摄论师对真谛的“乘”三义进行自己的诠释,完全与真谛不同。真谛是以三无性为“理乘”,以十波罗蜜为“行乘”,以“四德果”为“果乘”。真谛是依“修”的立场而诠释“究竟一乘”,而《摄大乘论抄》则依“性”的立场,以佛性为中心而进行诠释,二者立场明显不同。真谛的“究竟一乘”义并不违背瑜伽行派,而摄论师则完全是真常唯心的思想。
四、结 语
真谛在不违背瑜伽行派基本立场的前提下,提出“一性皆成”与“究竟一乘”,从而建构了摄论学派的佛性思想。真谛之后的摄论师,由于受到北方佛教的《十地经论》、《涅槃经》的影响,更加努力去重建与弘扬本学派的佛性思想。而且,逐渐偏离了瑜伽行派的立场,而融入当时中国佛教界的“主流”真常唯心思想。另一方面,唐初摄论师接触新译唯识的“五性各别”,便对其进行批判,高举“一性皆成”的旗帜,于是便出现唐初佛性论争的局面
摄论师继承真谛以真如诠释佛性的传统,而且将第一义空、自性清净心、阿摩罗识、解性等都纳入佛性的思想体系。而且摄论师逐渐背离了瑜伽行派的立场,而与“真常唯心”系合流,强调以佛性为中心,以“佛性”诠释“十胜相”,完全是以如来藏缘起来解读《摄论》,这是摄论学派中国化的核心体现。同时,摄论师将真如、理等同起来,以诠释“本有”佛性的普遍性、内在性,依此而批评新译唯识的“无性”与“少分”;依三种佛性说“亦本亦始”,并依此而批评新译唯识“理性平等,行性差别”。摄论师依佛性解释“究竟一乘”,完全是真常唯心的思想。

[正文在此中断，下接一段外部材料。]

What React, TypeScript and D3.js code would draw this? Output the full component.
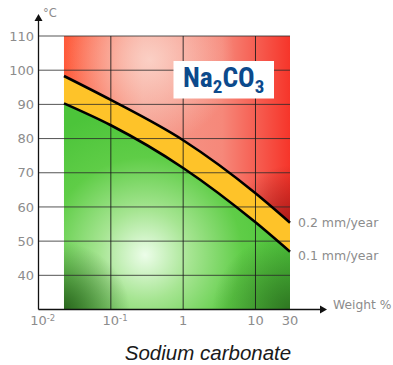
import * as d3 from "d3";

// concentration (weight %) where the iso-corrosion curves are sampled
const concentration = [0.0225, 0.1, 1, 10, 30];
// temperature (°C) for each rate
const rate02 = [98.3, 91.3, 79.5, 64, 55.4];
const rate01 = [90.3, 83.9, 71.4, 55.5, 46.9];
const rateLabels = ["0.2 mm/year", "0.1 mm/year"];

const yTicks = [40, 50, 60, 70, 80, 90, 100, 110];
const xTickValues = [0.01, 0.1, 1, 10, 30];
const xTickBase = ["10", "10", "1", "10", "30"];
const xTickExp = ["-2", "-1", "", "", ""];
const gridX = [0.1, 1, 10];

const W = 393;
const H = 365;

const x = d3.scaleLog().domain([0.01, 30]).range([38.5, 290]);
const y = d3.scaleLinear().domain([30, 110]).range([309.5, 36]);

const pts = (vals: number[]) => concentration.map((c, i) => [c, vals[i]] as [number, number]);

const greyText = "#8c8c8c";
const numFont = "'DejaVu Sans', sans-serif";

export default function App() {
  const x0 = concentration[0];
  const x1 = concentration[concentration.length - 1];

  const redArea = d3
    .area<[number, number]>()
    .x(d => x(d[0]))
    .y0(y(110))
    .y1(d => y(d[1]))
    .curve(d3.curveMonotoneX)(pts(rate02));

  const band = concentration.map((c, i) => ({ c, hi: rate02[i], lo: rate01[i] }));
  const yellowArea = d3
    .area<{ c: number; hi: number; lo: number }>()
    .x(d => x(d.c))
    .y0(d => y(d.lo))
    .y1(d => y(d.hi))
    .curve(d3.curveMonotoneX)(band);

  const greenArea = d3
    .area<[number, number]>()
    .x(d => x(d[0]))
    .y0(y(30))
    .y1(d => y(d[1]))
    .curve(d3.curveMonotoneX)(pts(rate01));

  const line = d3
    .line<[number, number]>()
    .x(d => x(d[0]))
    .y(d => y(d[1]))
    .curve(d3.curveMonotoneX);

  const left = x(x0);
  const right = x(x1);
  const top = y(110);
  const bottom = y(30);

  return (
    <svg width={W} height={H} style={{ position: "absolute", left: 0, top: 0 }}>
      <defs>
        <linearGradient id="redBase" x1="0" x2="1" y1="0" y2="0">
          <stop offset="0" stopColor="#ff5a3a" />
          <stop offset="0.35" stopColor="#f49a8a" />
          <stop offset="0.7" stopColor="#f6887a" />
          <stop offset="1" stopColor="#f6352a" />
        </linearGradient>
        <radialGradient id="redGlow" gradientUnits="userSpaceOnUse" cx={150} cy={60} r={85}>
          <stop offset="0" stopColor="#fcd9cf" stopOpacity={0.85} />
          <stop offset="1" stopColor="#fcd9cf" stopOpacity={0} />
        </radialGradient>
        <radialGradient id="redDark" gradientUnits="userSpaceOnUse" cx={292} cy={225} r={60}>
          <stop offset="0" stopColor="#9a1414" stopOpacity={0.85} />
          <stop offset="1" stopColor="#9a1414" stopOpacity={0} />
        </radialGradient>
        <radialGradient id="greenBase" gradientUnits="userSpaceOnUse" cx={145} cy={255} r={150}>
          <stop offset="0" stopColor="#ecfde9" />
          <stop offset="0.3" stopColor="#a6e592" />
          <stop offset="0.65" stopColor="#5fcd47" />
          <stop offset="1" stopColor="#4cc43a" />
        </radialGradient>
        <radialGradient id="greenDarkL" gradientUnits="userSpaceOnUse" cx={60} cy={312} r={70}>
          <stop offset="0" stopColor="#245a1a" stopOpacity={0.95} />
          <stop offset="1" stopColor="#245a1a" stopOpacity={0} />
        </radialGradient>
        <radialGradient id="greenDarkR" gradientUnits="userSpaceOnUse" cx={292} cy={312} r={80}>
          <stop offset="0" stopColor="#2a6a1e" stopOpacity={0.9} />
          <stop offset="1" stopColor="#2a6a1e" stopOpacity={0} />
        </radialGradient>
        <clipPath id="redClip">
          <path d={redArea ?? ""} />
        </clipPath>
        <clipPath id="greenClip">
          <path d={greenArea ?? ""} />
        </clipPath>
      </defs>

      {/* zones */}
      <path d={redArea ?? ""} fill="url(#redBase)" />
      <g clipPath="url(#redClip)">
        <rect x={left} y={top} width={right - left} height={bottom - top} fill="url(#redGlow)" />
        <rect x={left} y={top} width={right - left} height={bottom - top} fill="url(#redDark)" />
      </g>
      <path d={yellowArea ?? ""} fill="#fec329" />
      <path d={greenArea ?? ""} fill="url(#greenBase)" />
      <g clipPath="url(#greenClip)">
        <rect x={left} y={top} width={right - left} height={bottom - top} fill="url(#greenDarkL)" />
        <rect x={left} y={top} width={right - left} height={bottom - top} fill="url(#greenDarkR)" />
      </g>

      {/* grid */}
      {yTicks.map(t => (
        <line key={t} x1={x(0.01)} x2={right} y1={y(t)} y2={y(t)} stroke="#2a2a2a" strokeOpacity={0.8} />
      ))}
      {gridX.map(t => (
        <line key={t} x1={x(t)} x2={x(t)} y1={top} y2={bottom} stroke="#1a1a1a" strokeOpacity={0.85} />
      ))}

      {/* iso-corrosion curves */}
      <path d={line(pts(rate02)) ?? ""} fill="none" stroke="#000" strokeWidth={2.6} />
      <path d={line(pts(rate01)) ?? ""} fill="none" stroke="#000" strokeWidth={2.6} />

      {/* axes */}
      <line x1={x(0.01)} x2={x(0.01)} y1={bottom} y2={20} stroke="#111" strokeWidth={1.3} />
      <path d={`M${x(0.01)},14 L${x(0.01) - 4},21 L${x(0.01) + 4},21 Z`} fill="#111" />
      <line x1={x(0.01)} x2={321} y1={bottom} y2={bottom} stroke="#111" strokeWidth={1.3} />
      <path d={`M327,${bottom} L320,${bottom - 4} L320,${bottom + 4} Z`} fill="#111" />

      {yTicks.map(t => (
        <text key={t} x={34} y={y(t)} dy="0.36em" textAnchor="end" fontFamily={numFont} fontSize={13} fill={greyText}>
          {t}
        </text>
      ))}
      <text x={43} y={17} fontFamily={numFont} fontSize={11.5} fill={greyText}>
        °C
      </text>

      {xTickValues.map((t, i) => (
        <text key={t} x={x(t)} y={325} fontFamily={numFont} fontSize={13} fill={greyText} textAnchor={xTickExp[i] ? "start" : "middle"} dx={xTickExp[i] ? -8.3 : 0}>
          {xTickBase[i]}
          {xTickExp[i] && (
            <tspan dy={-4.5} fontSize={8.5}>
              {xTickExp[i]}
            </tspan>
          )}
        </text>
      ))}
      <text x={333} y={309} fontFamily={numFont} fontSize={12.3} fill={greyText}>
        Weight %
      </text>

      <text x={298} y={y(rate02[rate02.length - 1])} dy="0.36em" fontFamily={numFont} fontSize={12.5} fill={greyText}>
        {rateLabels[0]}
      </text>
      <text x={298} y={y(rate01[rate01.length - 1]) + 4} dy="0.36em" fontFamily={numFont} fontSize={12.5} fill={greyText}>
        {rateLabels[1]}
      </text>

      {/* formula label */}
      <rect x={173.5} y={61} width={100.5} height={37.5} fill="#fff" />
      <text x={183} y={86.7} fontFamily="'Liberation Sans Narrow', 'Roboto Condensed', sans-serif" fontWeight="bold" fontSize={27.5} fill="#0c4a8c">
        Na
        <tspan dy={6} fontSize={19}>2</tspan>
        <tspan dy={-6}>CO</tspan>
        <tspan dy={6} fontSize={19}>3</tspan>
      </text>

      <text x={208} y={360} textAnchor="middle" fontFamily="'Liberation Sans', Arial, sans-serif" fontStyle="italic" fontSize={20.5} fill="#1a1a1a">
        Sodium carbonate
      </text>
    </svg>
  );
}
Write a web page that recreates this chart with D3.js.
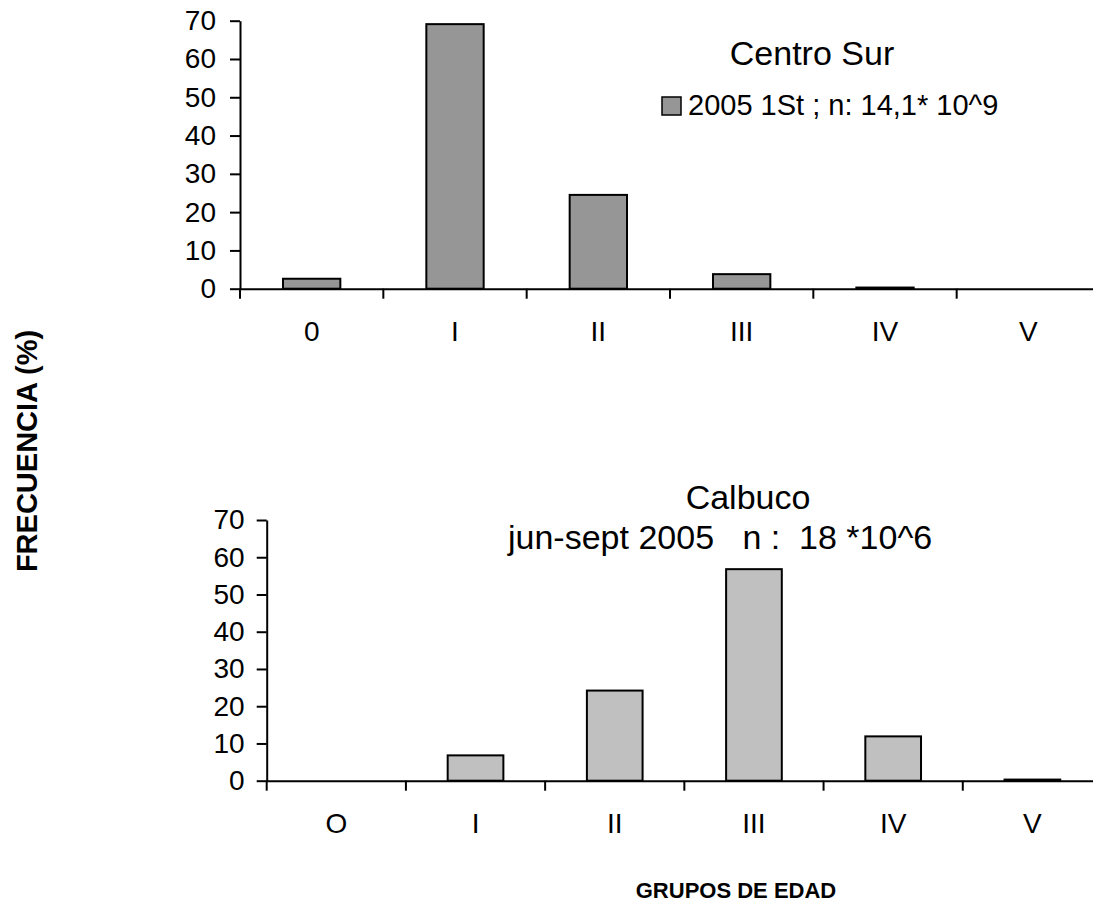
<!DOCTYPE html>
<html>
<head>
<meta charset="utf-8">
<script src="https://cdn.jsdelivr.net/npm/d3@7"></script>
<style>
  body { margin: 0; background: #fff; }
  text { font-family: "Liberation Sans", Arial, sans-serif; fill: #000; }
</style>
</head>
<body>
<div id="chart"></div>
<script>
// Data
var topCategories = ["0", "I", "II", "III", "IV", "V"];
var topValues = [2.6, 69.1, 24.5, 3.8, 0.3, 0];
var bottomCategories = ["O", "I", "II", "III", "IV", "V"];
var bottomValues = [0, 6.8, 24.2, 56.8, 11.9, 0.3];
var yTickValues = [0, 10, 20, 30, 40, 50, 60, 70];

var topTitle = "Centro Sur";
var topLegend = "2005 1St ; n: 14,1* 10^9";
var bottomTitle = ["Calbuco", "jun-sept 2005   n :  18 *10^6"];

// SVG area
var svgWidth = 1093;
var svgHeight = 911;

var svg = d3.select("#chart")
  .append("svg")
  .attr("width", svgWidth)
  .attr("height", svgHeight);

// Draw one bar panel
function drawPanel(cats, values, box, fill) {
  var g = svg.append("g");

  var y = d3.scaleLinear()
    .domain([0, 70])
    .range([box.bottom, box.top]);

  // full bands for ticks and labels
  var xBand = d3.scaleBand()
    .domain(cats)
    .range([box.left, box.right])
    .padding(0);

  // narrower bands for the bars
  var xBars = d3.scaleBand()
    .domain(cats)
    .range([box.left, box.right])
    .paddingInner(0.6)
    .paddingOuter(0.3);

  // bars
  g.selectAll("rect.bar")
    .data(values.map(function(v, i) { return { cat: cats[i], value: v }; }).filter(d => d.value > 0))
    .enter()
    .append("rect")
    .attr("class", "bar")
    .attr("x", d => xBars(d.cat))
    .attr("y", d => y(d.value))
    .attr("width", xBars.bandwidth())
    .attr("height", d => y(0) - y(d.value))
    .attr("fill", fill)
    .attr("stroke", "#000")
    .attr("stroke-width", 2);

  // y axis
  var leftAxis = d3.axisLeft(y)
    .tickValues(yTickValues)
    .tickSizeInner(10)
    .tickSizeOuter(0)
    .tickPadding(box.yPad);

  var yAxis = g.append("g")
    .attr("transform", `translate(${box.left}, 0)`)
    .call(leftAxis);
  yAxis.selectAll("text").style("font-size", "28px");
  yAxis.selectAll("line, path").attr("stroke", "#000").attr("stroke-width", 2);

  // x axis: line and labels
  var bottomAxis = d3.axisBottom(xBand)
    .tickSize(0)
    .tickSizeOuter(0);

  var xAxis = g.append("g")
    .attr("transform", `translate(0, ${box.bottom})`)
    .call(bottomAxis);
  xAxis.select("path.domain").attr("stroke", "#000").attr("stroke-width", 2);
  xAxis.selectAll("text")
    .attr("y", 52)
    .attr("dy", 0)
    .style("font-size", "28px");

  // boundary ticks between categories
  var bounds = cats.map(c => xBand(c)).concat([box.right]);
  g.selectAll("line.xtick")
    .data(bounds)
    .enter()
    .append("line")
    .attr("class", "xtick")
    .attr("x1", d => d)
    .attr("x2", d => d)
    .attr("y1", box.bottom)
    .attr("y2", box.bottom + 10)
    .attr("stroke", "#000")
    .attr("stroke-width", 2);

  return g;
}

// Top panel: Centro Sur
drawPanel(topCategories, topValues,
  { left: 240, right: 1100, top: 20.7, bottom: 288.7, yPad: 14 }, "#969696");

svg.append("text")
  .attr("x", 812)
  .attr("y", 65)
  .attr("text-anchor", "middle")
  .style("font-size", "34px")
  .text(topTitle);

svg.append("rect")
  .attr("x", 662)
  .attr("y", 97)
  .attr("width", 19)
  .attr("height", 18)
  .attr("fill", "#969696")
  .attr("stroke", "#000")
  .attr("stroke-width", 1.5);

svg.append("text")
  .attr("x", 688)
  .attr("y", 115)
  .style("font-size", "29px")
  .text(topLegend);

// Bottom panel: Calbuco
drawPanel(bottomCategories, bottomValues,
  { left: 266.7, right: 1102, top: 520, bottom: 780.7, yPad: 12 }, "#c0c0c0");

svg.append("text")
  .attr("x", 748)
  .attr("y", 509)
  .attr("text-anchor", "middle")
  .style("font-size", "34px")
  .text(bottomTitle[0]);

svg.append("text")
  .attr("x", 508)
  .attr("y", 549)
  .attr("xml:space", "preserve")
  .style("white-space", "pre")
  .style("font-size", "34px")
  .text(bottomTitle[1]);

// Axis titles
svg.append("text")
  .attr("transform", "translate(37, 451) rotate(-90)")
  .attr("text-anchor", "middle")
  .style("font-size", "29px")
  .style("font-weight", "bold")
  .text("FRECUENCIA (%)");

svg.append("text")
  .attr("x", 736)
  .attr("y", 898)
  .attr("text-anchor", "middle")
  .style("font-size", "22px")
  .style("font-weight", "bold")
  .text("GRUPOS DE EDAD");
</script>
</body>
</html>
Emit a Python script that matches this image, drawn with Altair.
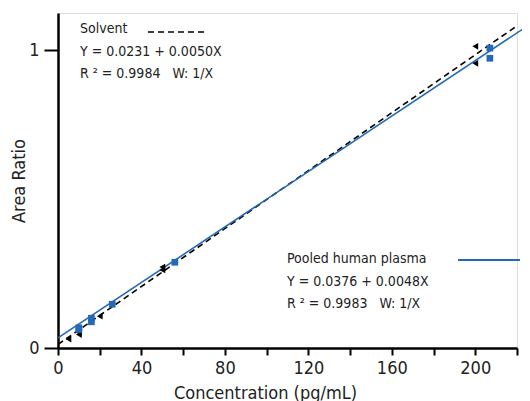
import altair as alt
import pandas as pd

# Data
solvent_x = [5, 10, 10, 20, 50, 50, 200, 200]
solvent_y = [0.030, 0.045, 0.052, 0.107, 0.262, 0.272, 1.013, 0.956]
plasma_x = [10, 10, 16, 16, 26, 56, 207, 207]
plasma_y = [0.062, 0.068, 0.088, 0.100, 0.147, 0.288, 1.007, 0.973]

# Fitted lines (end points as drawn)
solvent_line_x = [0, 220]
solvent_line_y = [0.012, 1.082]
plasma_line_x = [0, 226]
plasma_line_y = [0.034, 1.086]

x_ticks = [0, 20, 40, 60, 80, 100, 120, 140, 160, 180, 200, 220]
y_ticks = [0, 1]

NB = "\u00a0"
solvent_text = ["Solvent", "Y = 0.0231 + 0.0050X", f"R{NB}² = 0.9984{NB}{NB}{NB}W: 1/X"]
plasma_text = ["Pooled human plasma", "Y = 0.0376 + 0.0048X", f"R{NB}² = 0.9983{NB}{NB}{NB}W: 1/X"]

FONT = "DejaVu Sans Condensed, Liberation Sans Narrow, sans-serif"
BLUE = "#2468b8"

pts_s = pd.DataFrame({"x": solvent_x, "y": solvent_y})
pts_p = pd.DataFrame({"x": plasma_x, "y": plasma_y})
ln_s = pd.DataFrame({"x": solvent_line_x, "y": solvent_line_y})
ln_p = pd.DataFrame({"x": plasma_line_x, "y": plasma_line_y})

xs = alt.Scale(domain=[0, 220], nice=False, zero=False)
ys = alt.Scale(domain=[0, 1.125], nice=False, zero=False)

xaxis = alt.Axis(values=x_ticks, labelExpr="(datum.value % 40 == 0 && datum.value < 220) ? datum.label : ''",
                 title="Concentration (pg/mL)", grid=False, tickSize=7, tickWidth=2,
                 domainWidth=2.5, domainColor="black", tickColor="black", labelFlush=False,
                 labelFont=FONT, labelFontSize=18, labelColor="#222", labelPadding=4,
                 titleFont=FONT, titleFontSize=18, titleFontWeight="normal", titleColor="#222",
                 titleX=207, titleY=50, titleBaseline="alphabetic")
yaxis = alt.Axis(values=y_ticks, format="d", title="Area Ratio", grid=False, tickSize=14, tickWidth=2,
                 domainWidth=2.5, domainColor="black", tickColor="black", labelFlush=False,
                 labelFont=FONT, labelFontSize=18, labelColor="#222", labelPadding=5,
                 titleFont=FONT, titleFontSize=18, titleFontWeight="normal", titleColor="#222",
                 titleX=-30, titleBaseline="bottom")

base_x = alt.X("x:Q", scale=xs, axis=xaxis)
base_y = alt.Y("y:Q", scale=ys, axis=yaxis)

line_s = alt.Chart(ln_s).mark_line(color="black", strokeDash=[6, 4], strokeWidth=1.6, clip=False).encode(
    x=base_x, y=base_y)
line_p = alt.Chart(ln_p).mark_line(color=BLUE, strokeWidth=1.6, clip=False).encode(
    x=alt.X("x:Q", scale=xs), y=alt.Y("y:Q", scale=ys))
pt_s = alt.Chart(pts_s).mark_point(shape="triangle-left", filled=True, color="black", size=45, opacity=1).encode(
    x=alt.X("x:Q", scale=xs), y=alt.Y("y:Q", scale=ys))
pt_p = alt.Chart(pts_p).mark_point(shape="square", filled=True, color=BLUE, size=45, opacity=1).encode(
    x=alt.X("x:Q", scale=xs), y=alt.Y("y:Q", scale=ys))

def text_block(lines, x0, y0, dy):
    layers = []
    for i, t in enumerate(lines):
        layers.append(alt.Chart(pd.DataFrame({"t": [t]})).mark_text(
            align="left", baseline="alphabetic", font=FONT, fontSize=14, color="#222").encode(
            x=alt.value(x0), y=alt.value(y0 + i * dy), text="t:N"))
    return layers

leg_s = alt.Chart(pd.DataFrame({"a": [0]})).mark_rule(color="black", strokeDash=[6, 4], strokeWidth=1.6).encode(
    x=alt.value(90), x2=alt.value(150), y=alt.value(19))
leg_p = alt.Chart(pd.DataFrame({"a": [0]})).mark_rule(color=BLUE, strokeWidth=2).encode(
    x=alt.value(400), x2=alt.value(462), y=alt.value(247))

chart = alt.layer(
    line_s, line_p, pt_s, pt_p, leg_s, leg_p,
    *text_block(solvent_text, 22, 20, 22.5),
    *text_block(plasma_text, 229, 250, 22.5),
).properties(
    width=459, height=335,
    padding={"left": 50, "top": 5, "right": 5, "bottom": 53},
    autosize=alt.AutoSizeParams(type="none"),
).configure_view(stroke=None).configure(background="white")

chart.save("out.html", embed_options={"renderer": "svg", "actions": False})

[1] 释恒清指出,新译之后,佛性说的争论已从南北朝、隋代诸师探讨佛性本质的问题,更牵涉到大小乘种姓决定不决定,以及大小乘权实,本有或新熏无漏种子等问题上,使当时的佛性论内容更加丰富。基本上唐代佛性争议是性宗和相宗彼此间之评破。玄奘唯识新义传译之后,引起两波对论。一为灵润反对无性说,高唱一性皆成宗义,神泰造论反驳,新罗义荣随之造论支持灵润。第二波法宝造《一乘佛性究竟论》阐扬一性说,慧沼则着《能显中边慧日论》反驳之。《佛性思想》,台湾东大图书股份有限公司1997年第1版,第239-240页。
[2] 《法华秀句》卷中,《日本大藏经》第42卷,第68页。
[3] 赖永海指出,本有与始有的争论,其原委,实由对佛性义之解执不同所致。以因说佛性,佛性当然是本有;以果说佛性,佛性必须始有;于当果说晔性,则佛性亦有亦始;以非因非果之中道义说佛性,佛性则又成为非本非始。《中国佛性论》,中国青年出版社1999年第1版,第29页。